Convenience of domesticated livestock
One of my commoning friends spent much of their childhood in the company of their family’s free-roaming ponies. They would take a bridle with them onto the Forest catch up one of the ponies, which they knew to be domesticated and safe to ride, and climb up onto its back. After galloping around, jumping the heather and generally having a good time, they would ride home and release the pony to make its own way back to its territory and herd-mates. In times past, before the widespread use of the motorcar, it was not unknown for commoners to ‘borrow’ one another’s animals. If they needed to hitch up a cart for a trip into town and a neighbour’s pony was conveniently close-by they would use that rather than going in search of their own. Such was the level of co-operation and reciprocity between the commoners. It also helped that they were able to recognise each other’s stock and know which ponies were workable and which ponies were not. This was usually as a result of horse-trading or swapsies between each other.

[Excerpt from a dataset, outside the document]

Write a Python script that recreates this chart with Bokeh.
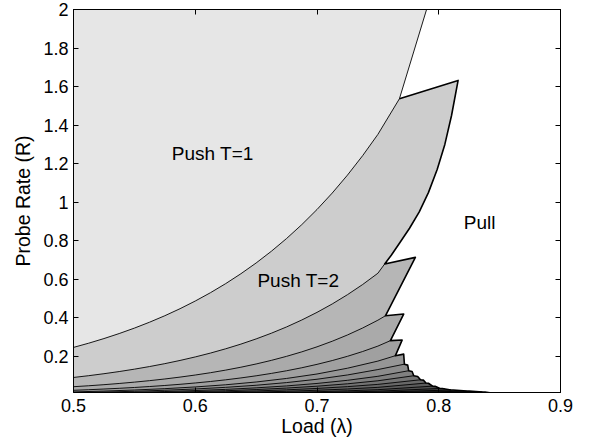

All ‘wild’ New Forest ponies are owned
The often-repeated assumption that New Forest ponies are wild and ownerless has led people to commit ‘horse-rustling’ and actually steal one. Many years ago a little girl was found leading a very tame pony from off the Forest, along one of the main streets in town, towards a housing estate. A commoner, who happened to be passing, recognised the pony and asked the little girl where she was taking it. “Home”, of course was her reply. Like all little girls she had wanted a pony of her own but hadn’t realised that she had chosen one that was actually the property of someone else. Of course, the pony in question seemed very willing to follow her. Such is the biddable and friendly nature of the New Forest pony once it is properly trained! The pony was, of course, promptly returned to its owner and the Open Forest where it belonged. However, other incidents of ‘horse theft’ are much more disconcerting. Last April (2014) two men were seen bundling a miniature Shetland pony mare into a dark coloured van, parked on the verge of the Lymington to Beaulieu Road, (B3054) between Bull Hill and Norley Wood Cross Roads. The pony in question, like all the free-roaming New Forest ponies was micro chipped and branded with its commoning owner’s identification number. It is believed that this, and the publicity surrounding the theft, may have persuaded the thieves to return the pony because several weeks later she reappeared close to Hatchet Pond, not far from where she was taken. Police are still appealing for information about the identify of the thieves.